### Entries supplied
>> Begin
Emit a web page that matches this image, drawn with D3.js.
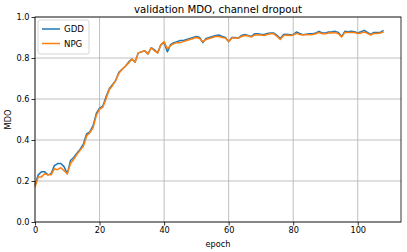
>> End
>> Begin
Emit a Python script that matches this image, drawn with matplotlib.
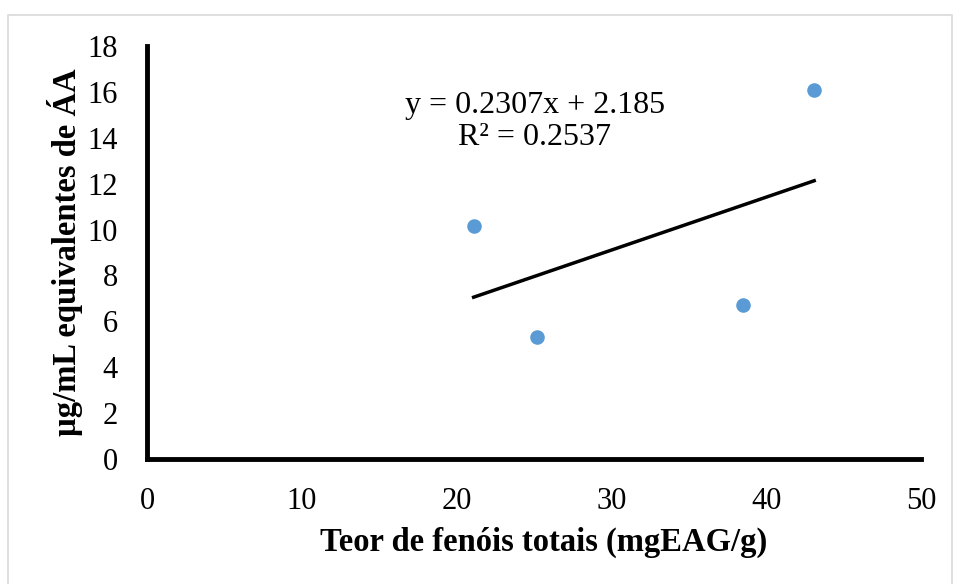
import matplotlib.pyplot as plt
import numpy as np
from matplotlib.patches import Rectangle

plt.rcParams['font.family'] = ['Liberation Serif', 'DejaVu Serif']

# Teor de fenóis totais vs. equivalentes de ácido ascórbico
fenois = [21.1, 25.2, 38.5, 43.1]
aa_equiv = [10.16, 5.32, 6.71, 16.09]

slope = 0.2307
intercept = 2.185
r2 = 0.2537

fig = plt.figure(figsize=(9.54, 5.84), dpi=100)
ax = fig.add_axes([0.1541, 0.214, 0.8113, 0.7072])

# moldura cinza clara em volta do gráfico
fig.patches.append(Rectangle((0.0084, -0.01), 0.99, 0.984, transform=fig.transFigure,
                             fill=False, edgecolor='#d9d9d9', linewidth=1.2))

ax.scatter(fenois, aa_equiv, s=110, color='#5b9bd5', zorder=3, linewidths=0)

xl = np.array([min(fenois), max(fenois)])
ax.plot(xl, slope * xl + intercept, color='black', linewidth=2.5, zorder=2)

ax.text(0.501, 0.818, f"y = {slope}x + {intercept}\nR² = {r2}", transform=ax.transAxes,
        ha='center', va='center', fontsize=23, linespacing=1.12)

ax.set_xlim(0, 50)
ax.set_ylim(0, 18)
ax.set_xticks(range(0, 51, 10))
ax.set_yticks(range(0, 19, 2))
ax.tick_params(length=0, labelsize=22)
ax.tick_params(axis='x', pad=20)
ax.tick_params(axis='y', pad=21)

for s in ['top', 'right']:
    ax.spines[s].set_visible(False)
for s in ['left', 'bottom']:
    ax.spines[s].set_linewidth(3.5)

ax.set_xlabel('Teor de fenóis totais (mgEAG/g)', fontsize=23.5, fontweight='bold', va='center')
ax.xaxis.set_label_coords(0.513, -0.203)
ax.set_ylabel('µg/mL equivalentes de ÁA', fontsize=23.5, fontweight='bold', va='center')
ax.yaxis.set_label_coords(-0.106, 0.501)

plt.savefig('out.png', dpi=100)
>> End
>> Begin
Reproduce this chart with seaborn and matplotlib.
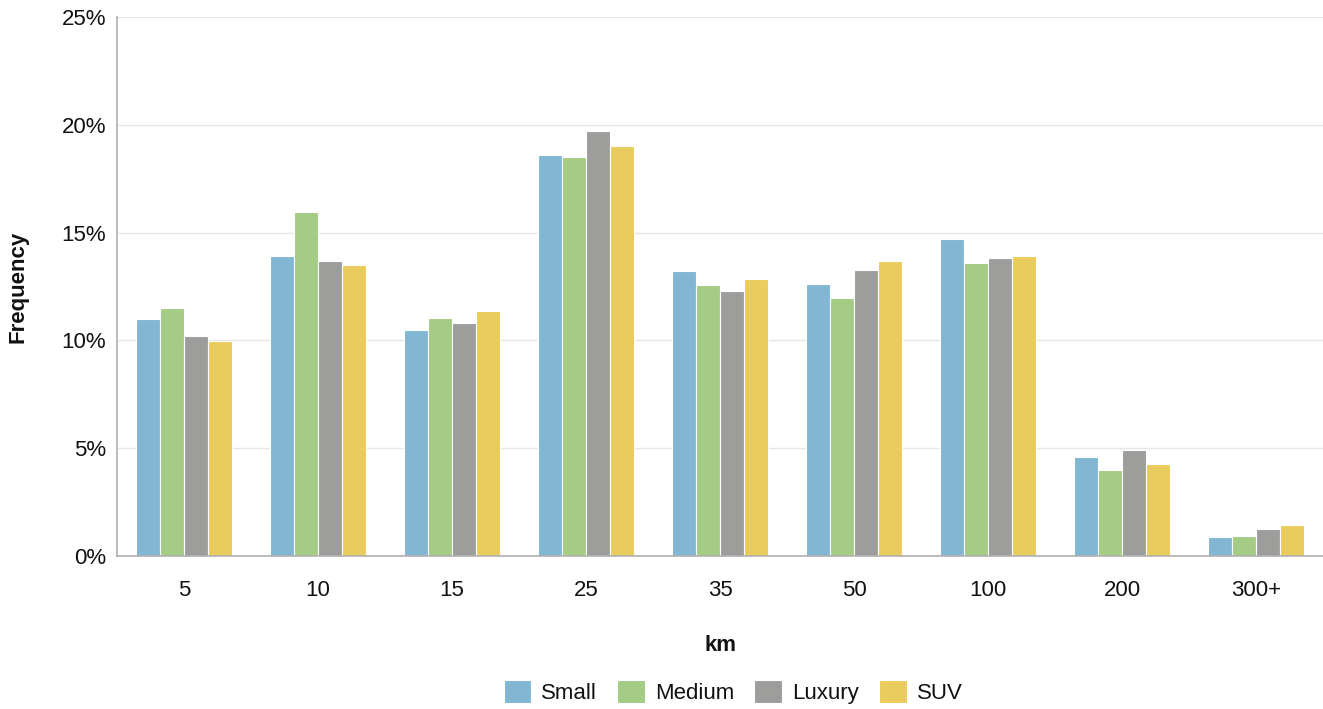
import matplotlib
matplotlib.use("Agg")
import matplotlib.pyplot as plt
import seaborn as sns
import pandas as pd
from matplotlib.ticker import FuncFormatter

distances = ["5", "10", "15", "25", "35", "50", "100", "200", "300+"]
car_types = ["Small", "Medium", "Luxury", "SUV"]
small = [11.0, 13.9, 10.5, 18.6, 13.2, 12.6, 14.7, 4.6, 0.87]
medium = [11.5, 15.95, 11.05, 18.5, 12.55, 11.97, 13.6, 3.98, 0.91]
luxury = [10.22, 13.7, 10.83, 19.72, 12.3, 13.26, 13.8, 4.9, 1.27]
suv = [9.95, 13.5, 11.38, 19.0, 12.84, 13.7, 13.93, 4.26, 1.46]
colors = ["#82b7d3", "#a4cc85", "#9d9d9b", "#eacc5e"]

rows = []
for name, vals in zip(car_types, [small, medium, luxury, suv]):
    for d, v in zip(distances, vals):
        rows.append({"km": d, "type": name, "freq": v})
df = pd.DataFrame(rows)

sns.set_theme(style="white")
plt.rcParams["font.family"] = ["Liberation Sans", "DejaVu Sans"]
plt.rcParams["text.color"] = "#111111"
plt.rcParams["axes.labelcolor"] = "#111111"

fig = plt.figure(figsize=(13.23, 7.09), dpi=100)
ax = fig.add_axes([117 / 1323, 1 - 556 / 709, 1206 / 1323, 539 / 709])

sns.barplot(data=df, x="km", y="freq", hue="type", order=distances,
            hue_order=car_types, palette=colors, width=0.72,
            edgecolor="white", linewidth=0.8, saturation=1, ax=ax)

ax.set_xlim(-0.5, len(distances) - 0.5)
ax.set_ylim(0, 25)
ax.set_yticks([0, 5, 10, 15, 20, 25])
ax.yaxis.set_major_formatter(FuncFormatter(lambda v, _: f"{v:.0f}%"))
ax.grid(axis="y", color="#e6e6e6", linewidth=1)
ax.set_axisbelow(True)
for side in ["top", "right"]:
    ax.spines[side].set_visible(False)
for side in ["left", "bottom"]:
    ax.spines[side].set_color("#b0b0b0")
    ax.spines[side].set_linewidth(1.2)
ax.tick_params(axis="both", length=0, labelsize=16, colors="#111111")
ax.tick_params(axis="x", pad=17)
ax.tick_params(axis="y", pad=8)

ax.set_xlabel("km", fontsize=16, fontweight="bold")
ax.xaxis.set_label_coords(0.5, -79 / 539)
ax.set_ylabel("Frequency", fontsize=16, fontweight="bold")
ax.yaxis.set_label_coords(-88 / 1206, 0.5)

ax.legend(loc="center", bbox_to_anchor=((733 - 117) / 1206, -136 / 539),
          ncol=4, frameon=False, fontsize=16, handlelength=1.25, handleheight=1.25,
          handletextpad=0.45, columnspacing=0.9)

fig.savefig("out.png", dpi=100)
>> End
### Prompt
In the listing above, find the line containing "Reproduce this chart" and the line containing "from matplotlib.ticker import FuncFormatter", then output those two lines and everything between them exactly as written, without the images.

### Finished task
Reproduce this chart with seaborn and matplotlib.
import matplotlib
matplotlib.use("Agg")
import matplotlib.pyplot as plt
import seaborn as sns
import pandas as pd
from matplotlib.ticker import FuncFormatter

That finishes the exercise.